··· Collected material

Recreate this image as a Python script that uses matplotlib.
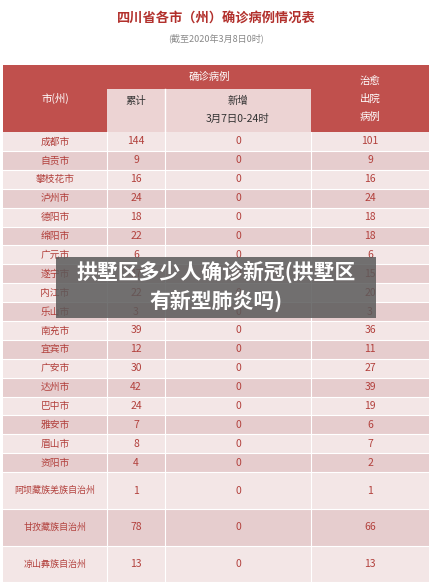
import matplotlib
matplotlib.use("Agg")
import matplotlib.pyplot as plt
from matplotlib.patches import Rectangle

plt.rcParams['font.family'] = ['Noto Sans CJK SC', 'DejaVu Sans']

cities = ["成都市","自贡市","攀枝花市","泸州市","德阳市","绵阳市","广元市","遂宁市","内江市","乐山市",
          "南充市","宜宾市","广安市","达州市","巴中市","雅安市","眉山市","资阳市",
          "阿坝藏族羌族自治州","甘孜藏族自治州","凉山彝族自治州"]
total = [144,9,16,24,18,22,6,17,22,3,39,12,30,42,24,7,8,4,1,78,13]
new = [0]*21
cured = [101,9,16,24,18,18,6,15,20,3,36,11,27,39,19,6,7,2,1,66,13]

W, H = 433, 582
fig = plt.figure(figsize=(W/100, H/100), dpi=100)
ax = fig.add_axes([0, 0, 1, 1])
ax.set_xlim(0, W); ax.set_ylim(H, 0); ax.axis('off')
fig.patch.set_facecolor('white')

red = '#c0504d'; txt = '#b2403c'
ax.text(216, 18, "四川省各市（州）确诊病例情况表", ha='center', va='center', fontsize=9.5,
        color='#b2302c', fontweight='bold')
ax.text(216, 38, "(截至2020年3月8日0时)", ha='center', va='center', fontsize=6.5, color='#888888')

cols = [3, 107, 165, 311, 429]
ax.add_patch(Rectangle((3, 65), 426, 67, color=red, lw=0))
ax.add_patch(Rectangle((107, 89), 204, 43, color='#ecd3d3', lw=0))
ax.plot([165, 165], [89, 132], color='white', lw=1)
ax.text(55, 98, "市(州)", ha='center', va='center', fontsize=7.5, color='white')
ax.text(209, 77, "确诊病例", ha='center', va='center', fontsize=7.5, color='white')
for i, t in enumerate(["治愈", "出院", "病例"]):
    ax.text(370, 81 + i*18, t, ha='center', va='center', fontsize=7.5, color='white')
ax.text(136, 101, "累计", ha='center', va='center', fontsize=7.5, color='#333333')
ax.text(238, 101, "新增", ha='center', va='center', fontsize=7.5, color='#333333')
ax.text(238, 119, "3月7日0-24时", ha='center', va='center', fontsize=7.5, color='#333333')

y = 132
for i, c in enumerate(cities):
    h = 18.9 if i < 18 else 36.7
    col = '#f3e6e6' if i % 2 == 0 else '#e6cdce'
    ax.add_patch(Rectangle((3, y), 426, h, color=col, lw=0))
    cy = y + h/2
    ax.text(55, cy, c, ha='center', va='center', fontsize=6.5 if i >= 18 else 7, color=txt)
    ax.text(136, cy, str(total[i]), ha='center', va='center', fontsize=7.5, color=txt)
    ax.text(238, cy, str(new[i]), ha='center', va='center', fontsize=7.5, color=txt)
    ax.text(370, cy, str(cured[i]), ha='center', va='center', fontsize=7.5, color=txt)
    ax.plot([3, 429], [y+h, y+h], color='white', lw=0.8)
    y += h
for x in cols[1:-1]:
    ax.plot([x, x], [132, H], color='white', lw=0.8)

# overlay
ax.add_patch(Rectangle((56, 257), 320, 61, color='#5a5a5a', alpha=0.85, lw=0, zorder=10))
ax.text(216, 272, "拱墅区多少人确诊新冠(拱墅区", ha='center', va='center', fontsize=15,
        color='white', fontweight='bold', zorder=11)
ax.text(216, 301, "有新型肺炎吗)", ha='center', va='center', fontsize=15,
        color='white', fontweight='bold', zorder=11)

fig.savefig("out.png", dpi=100)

······

Stated exercise:
Return only the lines from the start of the data through the line that contains "va='center', fontsize=6.5, color='#888888')", please, copying them exactly and omitting all pictures.

Complete response:
Recreate this image as a Python script that uses matplotlib.
import matplotlib
matplotlib.use("Agg")
import matplotlib.pyplot as plt
from matplotlib.patches import Rectangle

plt.rcParams['font.family'] = ['Noto Sans CJK SC', 'DejaVu Sans']

cities = ["成都市","自贡市","攀枝花市","泸州市","德阳市","绵阳市","广元市","遂宁市","内江市","乐山市",
          "南充市","宜宾市","广安市","达州市","巴中市","雅安市","眉山市","资阳市",
          "阿坝藏族羌族自治州","甘孜藏族自治州","凉山彝族自治州"]
total = [144,9,16,24,18,22,6,17,22,3,39,12,30,42,24,7,8,4,1,78,13]
new = [0]*21
cured = [101,9,16,24,18,18,6,15,20,3,36,11,27,39,19,6,7,2,1,66,13]

W, H = 433, 582
fig = plt.figure(figsize=(W/100, H/100), dpi=100)
ax = fig.add_axes([0, 0, 1, 1])
ax.set_xlim(0, W); ax.set_ylim(H, 0); ax.axis('off')
fig.patch.set_facecolor('white')

red = '#c0504d'; txt = '#b2403c'
ax.text(216, 18, "四川省各市（州）确诊病例情况表", ha='center', va='center', fontsize=9.5,
        color='#b2302c', fontweight='bold')
ax.text(216, 38, "(截至2020年3月8日0时)", ha='center', va='center', fontsize=6.5, color='#888888')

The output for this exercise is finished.